At the other extreme are some modern courses in quantitative reasoning or statistics.  A note came out this week from Carnegie Math Pathways (the folks doing Statway™ and Quantway™) about how great it was that students could see how to apply the mathematics in their lives (“for the first time …”).  Some of my colleagues emphasize finance work in our QR course for similar reasons.    Yes, that adds some ‘fun’ to the course, and helps with motivation for some students.

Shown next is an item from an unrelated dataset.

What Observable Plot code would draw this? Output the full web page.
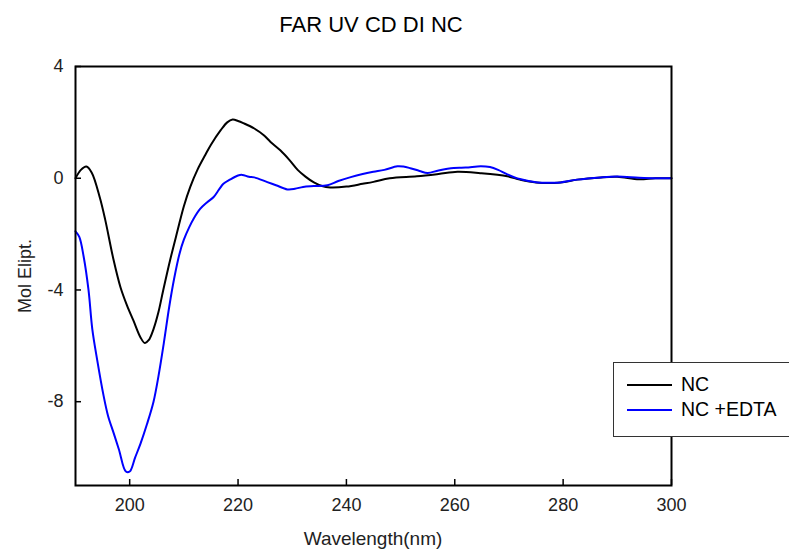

A few years back I did an invited talk at a state meeting dealing with general education mathematics.  The talk was apparently well received for the wrong reasons — members of the audience thought I was advocating for a focus on applications and context that students could understand.  I left that meeting dismayed.

Why the dismay?

• Are we only able to motivate student engagement and learning in mathematics if we can convince them with immediate applications?
• Is the value of learning mathematics constrained by specific utilitarian advantages of a constrained set of content?
• Are we so unskilled in teaching mathematics that we see a need to focus on context instead of understanding mathematics?

Some readers might see these statements as disparaging inquiry based learning (and ‘problem based learning’).  My concerns with those pedagogical approaches centers on the balance issue.  As a matter of learning and cognition, context is the classic double-edged sword — yes, context can provide an initial anchor for learning and supports motivation.  However, context also tends to constrain the learning making it difficult for students to transfer their knowledge.

At the heart of my concern is this:

If we focus on utility of mathematics, how are we to inspire the next generation of mathematicians?  Is that inspiration going to be limited to applied mathematics?

For years, I have been saying that every math course should engage students with “useless and beautiful mathematics”.  We should show students how we became inspired to be mathematicians; for most of us, this inspiration combines theory and application — not ‘or’.

Let’s keep mathematics in every math class.